|
The biggest general problem is that people thought of shipping the site the same way they thought of shipping an aircraft carrier -- you write the code, hand it over, and you're done. It wasn't treated as a running service. So, for example, when the site went down, there wasn't a group of people responsible for bringing it back up. That's what Mikey and the other Site Reliability Engineers fixed. They set up a war room with an engineer from each and every subcontractor, and the war room had three rules: Rule 1: "The war room and the meetings are for solving problems. There are plenty of other venues where people devote their creative energies to shifting blame." Rule 2: "The ones who should be doing the talking are the people who know the most about an issue, not the ones with the highest rank.
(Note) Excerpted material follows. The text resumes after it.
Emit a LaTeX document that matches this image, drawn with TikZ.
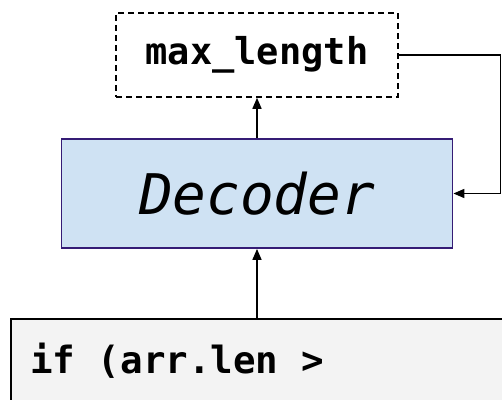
\documentclass[tikz,border=0pt]{standalone}
\usepackage{fontspec}
\setmonofont{DejaVu Sans Mono}
\usetikzlibrary{arrows.meta}
\definecolor{decfill}{HTML}{CFE2F3}
\definecolor{decedge}{HTML}{351C75}
\definecolor{codefill}{HTML}{F3F3F3}
\begin{document}
\begin{tikzpicture}[x=1pt,y=1pt,
  arr/.style={line width=1.6pt,-{Triangle[width=9pt,length=11pt]}},
  lenbox/.style={draw,dashed,dash pattern=on 6pt off 4pt,line width=1.6pt,
    minimum width=282pt,minimum height=84pt,inner sep=0pt,
    font=\ttfamily\bfseries\fontsize{37}{40}\selectfont},
  decbox/.style={draw=decedge,fill=decfill,line width=1.8pt,
    minimum width=391pt,minimum height=109pt,inner sep=0pt,
    font=\ttfamily\itshape\fontsize{56}{60}\selectfont},
  codebox/.style={draw,fill=codefill,line width=1.8pt,inner sep=0pt,
    minimum width=520pt,minimum height=120pt,anchor=north west},
  codetext/.style={inner sep=0pt,anchor=base west,
    font=\ttfamily\bfseries\fontsize{37.5}{40}\selectfont}]
\useasboundingbox (0,0) rectangle (502,399);
\clip (0,0) rectangle (502,399);
% boxes
\node[lenbox] (ml) at (257,344) {max\_length};
\node[decbox] (dec) at (257,205.5) {Decoder};
\node[codebox] (code) at (10,81) {};
\node[codetext] (cond) at (30,26) {if (arr.len >};
% connectors
\coordinate (loop) at (500.5,344);
\draw[arr] (dec.north) -- (ml.south);
\draw[arr] (dec.south |- code.north) -- (dec.south);
\draw[arr] (ml.east) -- (loop) |- (dec.east);
\end{tikzpicture}
\end{document}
If anyone finds themselves sitting passively while managers and executives talk over them with less accurate information, we have gone off the rails, and I would like to know about it." Rule 3: "We need to stay focused on the most urgent issues, like things that will hurt us in the next 24-48 hours." Once you have that process working, it's the same as optimizing software: you find the current bottleneck, fix it, find the next, etc. The Time article mentions two -- the lack of DB caching and the bad ID generator. There were dozens of things like that. And still are! |
So, the same problem every vendor encounters when doing a software project. I cannot tell you how many "lay people" can't simply grok this.